Após realizar roteiros de filmes clássicos, como Uma Rajada de Balas e Chinatown, Robert Towne ganhou notoriedade e passou a dirigir filmes sem o mesmo sucesso que tinha como escritor, evidentemente. Após uma parceria com Tom Cruise em três obras — A Firma, Missão: Impossível e Missão: Impossível 2 —, o ator o ajudou como produtor executivo do longa metragem, capitaneado por Towne e baseado no laureado romance Pergunte ao Pó, de John Fante.
A direção de arte e a fotografia fazem da película uma fita demasiadamente leve, muito diferente do clima arenoso e enevoado do texto original. A iluminação chapada não ajuda a captar as variações das ações individualistas de Arturo Bandini, que pioram de situação graças à atuação de seus intérpretes. No auge da canastrice, Colin Farrel faz o escritor/narrador da história, e desde o início parece um pastiche, um deboche do alterego de Fante. Nem mesmo as suas interações com o seu oikos são interessantes, uma vez que são todas mecânicas.
Camilla Lopez é feita pela voluptuosa Salma Hayek, que seria uma boa escolha para o papel se não atraísse os olhos dos homens ávidos de modo tão óbvio e latente. A beleza que era anunciada no livro como exótica, em tela é exuberante e nada sutil, o que claramente fere a essência da personagem. Tal conjectura não seria um grave problema de adaptação caso o entorno da personagem compensasse, especialmente pelo ambiente meio depressivo, mas isto não ocorre. Nem a nudez da atriz é valorizada de maneira plena, uma vez que ela é feita em meio à neblina. Um desperdício lastimável.
Não há muito espaço para nuances ou foco necessário para explicitar a degradação do ethos do escritor vaidoso. O roteiro e as ações prescritas nele foram mal trabalhadas e executadas de modo sistemático e rotineiro, parecendo algo genérico, tão vazio e sem substância quantos os piores produtos para os cinemas dos anos 50.
A duração de sua exibição é deveras prolongada, as tomadas se repetem uma a uma, e a sensação de quem vê o filme é de que há absoluta redundância nos dramas tratados em tela. Ao menos as divagações de Bandini, ao felicitar a si mesmo por seus feitos, chega perto do pedantismo típico do personagem, sendo este o ponto mais próximo do espírito da obra original. Farrell é um ator limitado, de trabalhos irregulares, que até consegue impor alguns poucos arquétipos em seu trabalho de atuação, mas tem dificuldades sérias em representar pessoas com interesses conflitantes, quanto mais um sujeito que tem claras dificuldades em manter a psiquê saudável, caso de Arturo Bandini. A inabilidade de Towne em conduzir a película também não coopera para que o ator mostre-se à vontade no papel.

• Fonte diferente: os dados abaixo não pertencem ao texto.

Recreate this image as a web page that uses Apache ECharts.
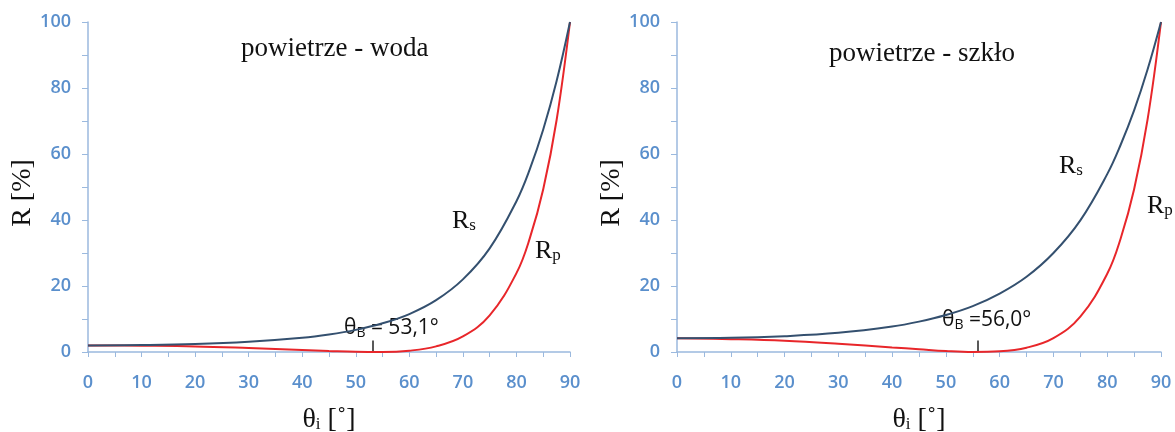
<!DOCTYPE html>
<html><head><meta charset="utf-8">
<script src="https://cdn.jsdelivr.net/npm/echarts@6/dist/echarts.min.js"></script>
<style>html,body{margin:0;padding:0;background:#fff}#c{width:1175px;height:432px}</style>
</head><body><div id="c"></div>
<script>
const angles = [0,10,20,30,40,45,50,55,60,65,70,75,80,82.5,85,87.5,90];
const waterRs = [2.0,2.1,2.4,3.1,4.3,5.3,6.7,8.7,11.5,15.7,22.0,31.4,45.7,55.4,67.4,82.1,100];
const waterRp = [2.0,1.9,1.7,1.2,0.6,0.3,0.05,0.0,0.4,1.7,4.7,11.1,23.9,34.5,49.3,70.3,100];
const glassRs = [4.2,4.3,4.8,5.8,7.7,9.2,11.2,13.9,17.7,22.8,30.0,39.9,53.9,62.8,73.2,85.6,100];
const glassRp = [4.2,3.9,3.4,2.5,1.4,0.85,0.3,0.0,0.2,1.3,4.2,10.7,23.7,34.4,49.3,70.4,100];
const xTicks = [0,10,20,30,40,50,60,70,80,90];
const yTicks = [0,20,40,60,80,100];
const brewsterWater = 53.1, brewsterGlass = 56.0;

const pair = (ys) => angles.map((a,i)=>[a, ys[i]]);
const axisBlue = '#9bb9de';
const labelBlue = '#5a8fcc';
const serif = '"Liberation Serif","DejaVu Serif",serif';
const sans = '"Open Sans","Noto Sans",sans-serif';

function xAxis(gi){
  return {type:'value', gridIndex:gi, min:xTicks[0], max:xTicks[xTicks.length-1], interval:10,
    axisLine:{show:true, lineStyle:{color:axisBlue, width:1.5}},
    axisTick:{show:true, length:5, lineStyle:{color:axisBlue, width:1}},
    minorTick:{show:true, splitNumber:2, length:5, lineStyle:{color:axisBlue, width:1}},
    splitLine:{show:false},
    axisLabel:{color:labelBlue, fontFamily:sans, fontWeight:600, fontSize:18, margin:22},
    name:'{t|θ}{s|i}{t| [˚]}', nameLocation:'middle', nameGap:54,
    nameTextStyle:{rich:{t:{fontFamily:serif, fontSize:28, color:'#111'}, s:{fontFamily:serif, fontSize:17, color:'#111', padding:[9,0,0,0]}}}
  };
}
function yAxis(gi){
  return {type:'value', gridIndex:gi, min:yTicks[0], max:yTicks[yTicks.length-1], interval:20,
    axisLine:{show:true, lineStyle:{color:axisBlue, width:1.5}},
    axisTick:{show:true, length:6, lineStyle:{color:axisBlue, width:1}},
    minorTick:{show:true, splitNumber:2, length:6, lineStyle:{color:axisBlue, width:1}},
    splitLine:{show:false},
    axisLabel:{color:labelBlue, fontFamily:sans, fontWeight:600, fontSize:18, margin:17},
    name:'R [%]', nameLocation:'middle', nameGap:50,
    nameTextStyle:{fontFamily:serif, fontSize:28, color:'#111', padding:[0,12,0,0]}
  };
}
function line(gi, data, color, z){
  return {type:'line', xAxisIndex:gi, yAxisIndex:gi, data:data, smooth:0.4, showSymbol:false, symbol:'none',
    lineStyle:{color:color, width:2}, z:z};
}
function tick(gi, x){
  return {type:'line', xAxisIndex:gi, yAxisIndex:gi, data:[], silent:true,
    markLine:{symbol:'none', silent:true, label:{show:false}, lineStyle:{color:'#222', width:1.5, type:'solid'},
      data:[[{coord:[x,0.3]},{coord:[x,3.5]}]]}};
}
const blue = '#34506f', red = '#e8262a';
const rich = {
  r:{fontFamily:serif, fontSize:26, color:'#111'},
  s:{fontFamily:serif, fontSize:17, color:'#111', padding:[9,0,0,0]},
  th:{fontFamily:sans, fontSize:21, color:'#111'},
  b:{fontFamily:sans, fontSize:14, color:'#111', padding:[9,0,0,0]}
};
function txt(x,y,s){ return {type:'text', left:x, top:y, style:{text:s, rich:rich, fill:'#111'}}; }

const chart = echarts.init(document.getElementById('c'), null, {renderer:'canvas'});
chart.setOption({
  backgroundColor:'#fff',
  animation:false,
  title:[
    {text:'powietrze - woda', left:236, top:30, textStyle:{fontFamily:serif, fontSize:27, fontWeight:'normal', color:'#111'}},
    {text:'powietrze - szkło', left:824, top:35, textStyle:{fontFamily:serif, fontSize:27, fontWeight:'normal', color:'#111'}}
  ],
  grid:[
    {left:88, top:22, width:482, height:330, containLabel:false, outerBoundsMode:'none'},
    {left:677, top:22, width:484, height:330, containLabel:false, outerBoundsMode:'none'}
  ],
  xAxis:[xAxis(0), xAxis(1)],
  yAxis:[yAxis(0), yAxis(1)],
  series:[
    line(0, pair(waterRs), blue, 3), line(0, pair(waterRp), red, 2),
    line(1, pair(glassRs), blue, 3), line(1, pair(glassRp), red, 2),
    tick(0, brewsterWater), tick(1, brewsterGlass)
  ],
  graphic:[
    txt(452, 208, '{r|R}{s|s}'),
    txt(535, 238, '{r|R}{s|p}'),
    txt(1059, 153, '{r|R}{s|s}'),
    txt(1147, 193, '{r|R}{s|p}'),
    txt(344, 318, '{th|θ}{b|B}{th| = 53,1°}'),
    txt(942, 310, '{th|θ}{b|B}{th| =56,0°}')
  ]
});
</script></body></html>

Os últimos 40 minutos contém uma virada de cunho açucarado na história, com Bandini finalmente tomando coragem e levando sua amada para morar com ele. No entanto, ao invés de dar vazão aos conflitos presentes em seu espírito arredio, ele pratica ações melodramáticas, como em uma autêntica comédia romântica, onde o “felizes para sempre” predomina, ainda que de modo efêmero, mostrando que a eternidade da máxima não é real. As falhas de Arturo — que eram um dos pontos bons da história — são deixadas de lado para mostrar um romance insípido e de tom sentimental, nada condizente com o resto da história.
A ideia de Towne de impor uma tentativa de alívio na existência sofrida de Camilla e Bandini seria interessante se o roteiro desse continuidade a ela, mas isto não ocorre. A tentativa de redenção do protagonista é falha e tão tosca que em certos momentos ela parece ter sido realizada por outra pessoa. Até a narração é interrompida de modo esquizofrênico: a história é contada sem ela durante grande parte da fita, para, enfim, voltar próximo do anúncio dos créditos.
O filme não funciona, não sabe escolher um lado, também não é uma adaptação boa e tampouco atinge o objetivo de ser um romance água com açúcar; pelo contrário, é penoso e pesaroso de assistir a ele, mesmo para as duas parcelas do público que tenta alcançar. A separação do casal acontece de modo diferente do original, menos simbólico e mais literal, quase que explicando para o incauto espectador o que ele precisa entender: que as almas aflitas dos dois amantes não podem ficar juntas graças ao destino.
Mais uma vez Towne cai no erro de mudar o foco de um modo que não combina com a proposta que ele mesmo impôs, uma vez que o cerne de Bandini parece completamente modificado, não só em relação à essência do romance, como também à lógica proposta no roteiro. John Fante merecia melhor sorte na adaptação de sua obra, algo minimamente condizente com a qualidade de seu texto, mas este Pergunte Ao Pó não apresenta aspectos necessários para tanto, sendo fraco e vazio em todos os pontos que procura abordar.